Fast-forward 18-plus years.

I had the day off, and my kids were in daycare, so I took some “me” time and went to a little-known, junky antique store in the south end of Ottawa. This place is located on what was once a dead-end street off a main drag, but the street was extended, and the area next door was subsequently zoned residential, and so this odd little shop is now surrounded with some newer, higher-end homes. I had been here once before, maybe five years prior. I had asked the proprietor at the time if he had any plates, and he said there were none. I’m not really sure why I decided to go back there—I almost didn’t bother. My pal Eric has been living in Ottawa all his life and has a much better “ear to the ground” for finding plates in Ottawa stores than I do. I figured that Eric would have probably combed the store already.

I entered the shop and started slowly looking through the densely-packed shelves of stuff. There were old books, magazines, pennants, videos (VHS and Beta), cans, postcards, records, comics, and a superfluity of countless other items. In other words, it’s my kind of store.

I was crouched down, going through a floor basket of miscellaneous paper items such as maps and placemats. I was there for a good couple of minutes before I looked slightly upward. Right in front of my nose was a box that said “License plates $10 each.” But before I could finish reading the label of the box, I could see that the front plate within this box had a reflective red background with white characters. The serial ended with a J. The valtag showed a December 2011 expiry. I was looking at a diplomat plate—a modern, reflective one. The kind that are so tightly controlled that only three or four people I know have one. The kind that fetched nearly four figures on eBay during a flash-in-the-pan auction a year or two ago.

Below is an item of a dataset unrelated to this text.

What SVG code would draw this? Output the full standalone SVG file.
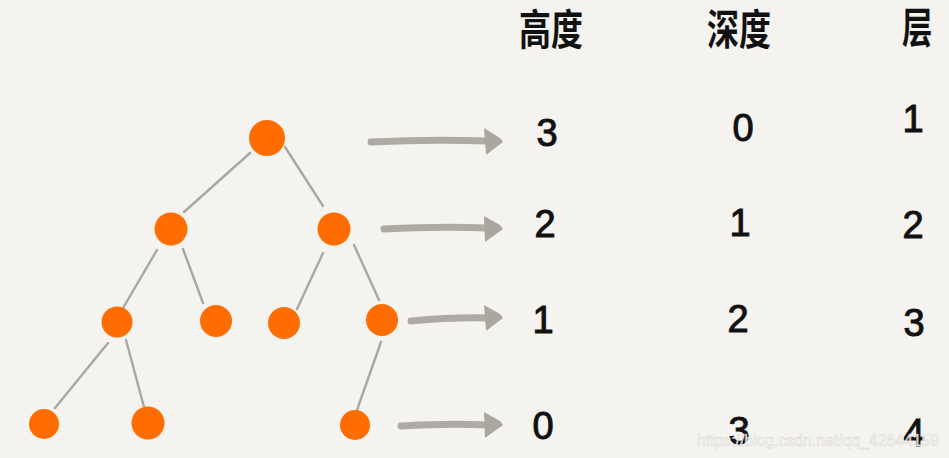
<svg xmlns="http://www.w3.org/2000/svg" width="949" height="458" viewBox="0 0 949 458">
<defs>
<style>
.node{fill:#ff6d00}
.edge{stroke:#a9a7a1;stroke-width:2.4;stroke-linecap:round;fill:none}
.arr{stroke:#aeaba4;stroke-width:7;stroke-linecap:round;fill:none}
.head{fill:#aaa79f}
.hd{font-family:"Noto Sans CJK SC",sans-serif;font-size:32px;font-weight:700;fill:#111}
.num{font-family:"Liberation Sans","DejaVu Sans",sans-serif;font-size:38px;fill:#111;stroke:#111;stroke-width:1;text-anchor:middle}
.wm{font-family:"Liberation Sans",sans-serif;font-size:17px;fill:#ffffff;stroke:#d6d4cf;stroke-width:0.6;opacity:0.9}
</style>
</defs>
<rect width="949" height="458" fill="#f5f3ef"/>
<g id="connectors">
<line class="edge" x1="250" y1="153" x2="184" y2="212"/>
<line class="edge" x1="285" y1="147" x2="323" y2="206"/>
<line class="edge" x1="157" y1="250" x2="123" y2="308"/>
<line class="edge" x1="183" y1="249" x2="203" y2="303"/>
<line class="edge" x1="323" y1="253" x2="297" y2="309"/>
<line class="edge" x1="354" y1="245" x2="379" y2="300"/>
<line class="edge" x1="108" y1="343" x2="55" y2="408"/>
<line class="edge" x1="126" y1="340" x2="144" y2="407"/>
<line class="edge" x1="381" y1="342" x2="357" y2="410"/>
<path class="arr" d="M371 142 Q430 139 488 141"/>
<polygon class="head" points="484,128 500,138 503,142 486,155"/>
<path class="arr" d="M384 229 Q440 226 488 228"/>
<polygon class="head" points="484,216 500,225 503,229 485,242"/>
<path class="arr" d="M411 321 Q455 317 488 318"/>
<polygon class="head" points="484,305 500,314 503,318 486,331"/>
<path class="arr" d="M401 426 Q450 423 488 425"/>
<polygon class="head" points="484,412 500,421 503,425 485,438"/>
</g>
<g id="n1"><circle class="node" cx="267" cy="138" r="18"/></g>
<g id="n2"><circle class="node" cx="171" cy="229" r="16.5"/></g>
<g id="n3"><circle class="node" cx="334" cy="229" r="16.5"/></g>
<g id="n4"><circle class="node" cx="117" cy="322" r="15.5"/></g>
<g id="n5"><circle class="node" cx="216" cy="321" r="16"/></g>
<g id="n6"><circle class="node" cx="284" cy="323" r="16"/></g>
<g id="n7"><circle class="node" cx="382" cy="320" r="16"/></g>
<g id="n8"><circle class="node" cx="44" cy="424" r="15"/></g>
<g id="n9"><circle class="node" cx="148" cy="423" r="16.5"/></g>
<g id="n10"><circle class="node" cx="355" cy="425" r="15"/></g>
<g id="headers">
<text class="hd" transform="translate(519,45) scale(1,1.3)">高度</text>
<text class="hd" transform="translate(707,45) scale(1,1.3)">深度</text>
<text class="hd" transform="translate(902,43) scale(0.95,1.3)">层</text>
</g>
<g id="table">
<text class="num" x="547" y="146">3</text>
<text class="num" x="545" y="237">2</text>
<text class="num" x="543" y="333">1</text>
<text class="num" x="543" y="439">0</text>
<text class="num" x="743" y="141">0</text>
<text class="num" x="740" y="236">1</text>
<text class="num" x="738" y="332">2</text>
<text class="num" x="739" y="444">3</text>
<text class="num" x="913" y="132">1</text>
<text class="num" x="913" y="238">2</text>
<text class="num" x="914" y="336">3</text>
<text class="num" x="914" y="446">4</text>
</g>
<text class="wm" x="697" y="446" textLength="242" lengthAdjust="spacingAndGlyphs">https://blog.csdn.net/qq_42644159</text>
</svg>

I couldn’t believe it. A goddamn diplomat plate. In this shop, of all places. I grabbed my phone and just took a picture of the box, as I had found it, before pulling the plate out for a look. Surely, it was going to be damaged with half of it torn off, or something… but no. It was a little dirty, but in great condition. How did it get there? Roadkill? A garage sale? I had no clue. I thumbed through the rest of the box, but it contained mostly California plates with a few older Ontario singles… much more typical stuff to find in a shop like this. There was no mate to this jewel of a plate-- just a single.

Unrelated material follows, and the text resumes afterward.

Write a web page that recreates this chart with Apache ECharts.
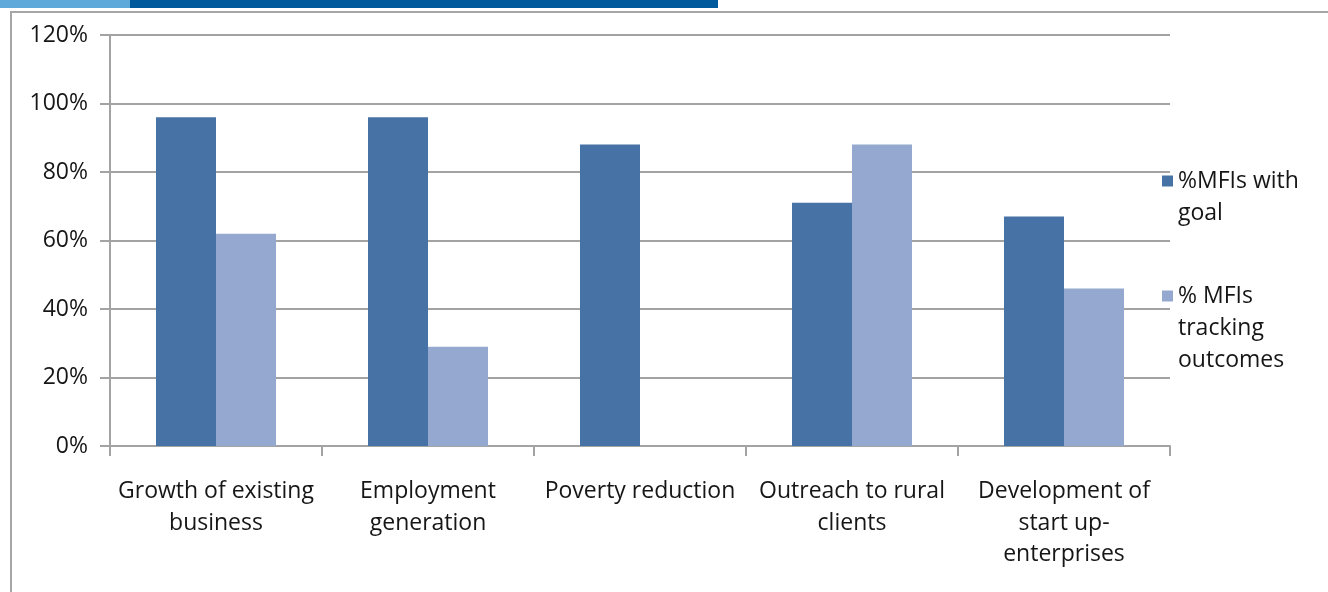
<!DOCTYPE html>
<html>
<head>
<meta charset="utf-8">
<script src="https://cdn.jsdelivr.net/npm/echarts@6/dist/echarts.min.js"></script>
<style>
  html, body { margin: 0; padding: 0; background: #ffffff; }
  #chart { width: 1328px; height: 592px; }
</style>
</head>
<body>
<div id="chart"></div>
<script>
// Development goals of MFIs and whether outcomes are tracked
const categories = [
  'Growth of existing\nbusiness',
  'Employment\ngeneration',
  'Poverty reduction',
  'Outreach to rural\nclients',
  'Development of\nstart up-\nenterprises'
];
const seriesNames = ['%MFIs with goal', '% MFIs tracking outcomes'];
const withGoal = [96, 96, 88, 71, 67];
const trackingOutcomes = [62, 29, 0, 88, 46];
const yTicks = { min: 0, max: 120, interval: 20 };

// Legend label lines (leading blank lines keep the swatch beside the first line)
const legendText = {
  '%MFIs with goal': '\n%MFIs with\ngoal',
  '% MFIs tracking outcomes': '\n\n% MFIs\ntracking\noutcomes'
};

const FONT = 'Open Sans';
const FONT_SIZE = 23;
const TEXT = '#161616';
const GRID = '#a3a3a3';
const DARK = '#4672a6';
const LIGHT = '#95a9d0';

const chart = echarts.init(document.getElementById('chart'), null, { renderer: 'canvas' });

const legendCommon = {
  orient: 'vertical',
  left: 1162,
  padding: 0,
  icon: 'rect',
  itemWidth: 11,
  itemHeight: 11,
  selectedMode: false,
  textStyle: { fontFamily: FONT, fontSize: FONT_SIZE, color: TEXT, lineHeight: 32 },
  formatter: name => legendText[name]
};

chart.setOption({
  animation: false,
  backgroundColor: '#ffffff',
  textStyle: { fontFamily: FONT },
  graphic: [
    { type: 'rect', shape: { x: 0, y: 0, width: 130, height: 8 }, style: { fill: '#5ea9da' }, silent: true },
    { type: 'rect', shape: { x: 130, y: 0, width: 588, height: 8 }, style: { fill: '#005a9c' }, silent: true },
    { type: 'polyline', shape: { points: [[11, 600], [11, 12], [1340, 12]] },
      style: { stroke: '#a6a6a6', lineWidth: 2, fill: null }, silent: true }
  ],
  legend: [
    Object.assign({}, legendCommon, { top: 133, data: [seriesNames[0]] }),
    Object.assign({}, legendCommon, { top: 216, data: [seriesNames[1]] })
  ],
  grid: { left: 110, right: 158, top: 35, bottom: 146, containLabel: false },
  xAxis: {
    type: 'category',
    data: categories,
    axisLine: { show: true, lineStyle: { color: GRID, width: 2 } },
    axisTick: { show: true, alignWithLabel: false, length: 10, lineStyle: { color: GRID, width: 2 } },
    axisLabel: {
      interval: 0,
      margin: 30,
      fontFamily: FONT,
      fontSize: FONT_SIZE,
      color: TEXT,
      lineHeight: 31.5,
      align: 'center'
    },
    splitLine: { show: false }
  },
  yAxis: {
    type: 'value',
    min: yTicks.min,
    max: yTicks.max,
    interval: yTicks.interval,
    axisLine: { show: true, lineStyle: { color: GRID, width: 2 } },
    axisTick: { show: true, length: 10, lineStyle: { color: GRID, width: 2 } },
    axisLabel: {
      formatter: '{value}%',
      margin: 22,
      fontFamily: FONT,
      fontSize: FONT_SIZE,
      color: TEXT
    },
    splitLine: { show: true, lineStyle: { color: GRID, width: 2 } }
  },
  series: [
    {
      name: seriesNames[0],
      type: 'bar',
      data: withGoal,
      barWidth: 60,
      barGap: '0%',
      itemStyle: { color: DARK }
    },
    {
      name: seriesNames[1],
      type: 'bar',
      data: trackingOutcomes,
      barWidth: 60,
      barGap: '0%',
      itemStyle: { color: LIGHT }
    }
  ]
});
</script>
</body>
</html>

I already had my eye on a couple of other items in the shop, so I collected them and went to see the proprietor up front. Everything in the store was half off the marked price, so I ended up buying the plate, a pennant, a book, a decal, and a magazine, for a grand total of ten bucks cash.

When I got the plate home, I washed it and it shined up nicely. I don’t think there’s going to be any chance of replacing it anytime soon. Not only is it a rare plate, but I’ve got a story to tell about it, and really, those are the best kinds of collectibles to have. I already had one in my collection, but it had four rivet holes – one punched into each corner – and it was a no-brainer that my junk shop find would easily upgrade the one that I already had.

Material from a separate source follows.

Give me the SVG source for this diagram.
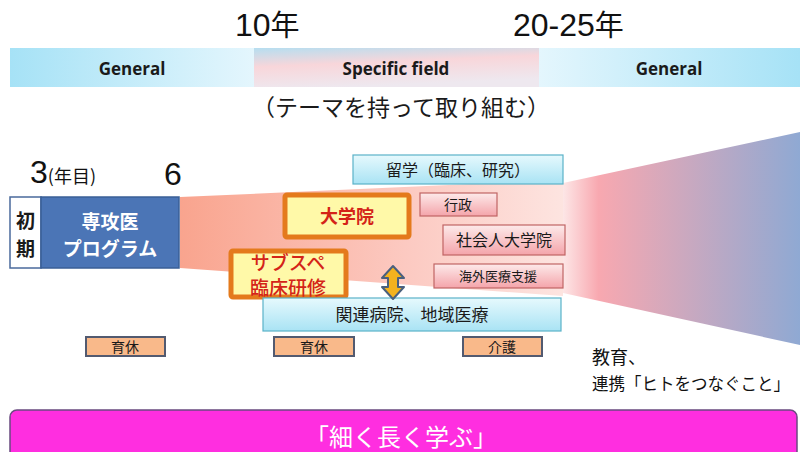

I thought briefly about going the eBay route and holding my riveted CD plate for a few hundred dollars ransom, but I couldn’t deny the fact that I acquired the plate directly in trade with a good-willed collector, over ten years before, in what was largely an act of kindness. So, I offered it privately to another long-time collector friend and ALPCA veteran who had previously provided me with a goodie or two. He knows who he is, and if he wants to crow publicly about his new acquisition, that’s his call. But it’s a done deal. One of the items coming my way is a 1942 prototype, which will fit nicely into my run of prototypes and test plates of that era. I suppose I’ll bring a display of those to Acton this year.

Antique shops are strange. Most of the time, you find overpriced commonplace items, but that one percent of the time, you really hit paydirt. But only if you’ve taught yourself not to expect anything.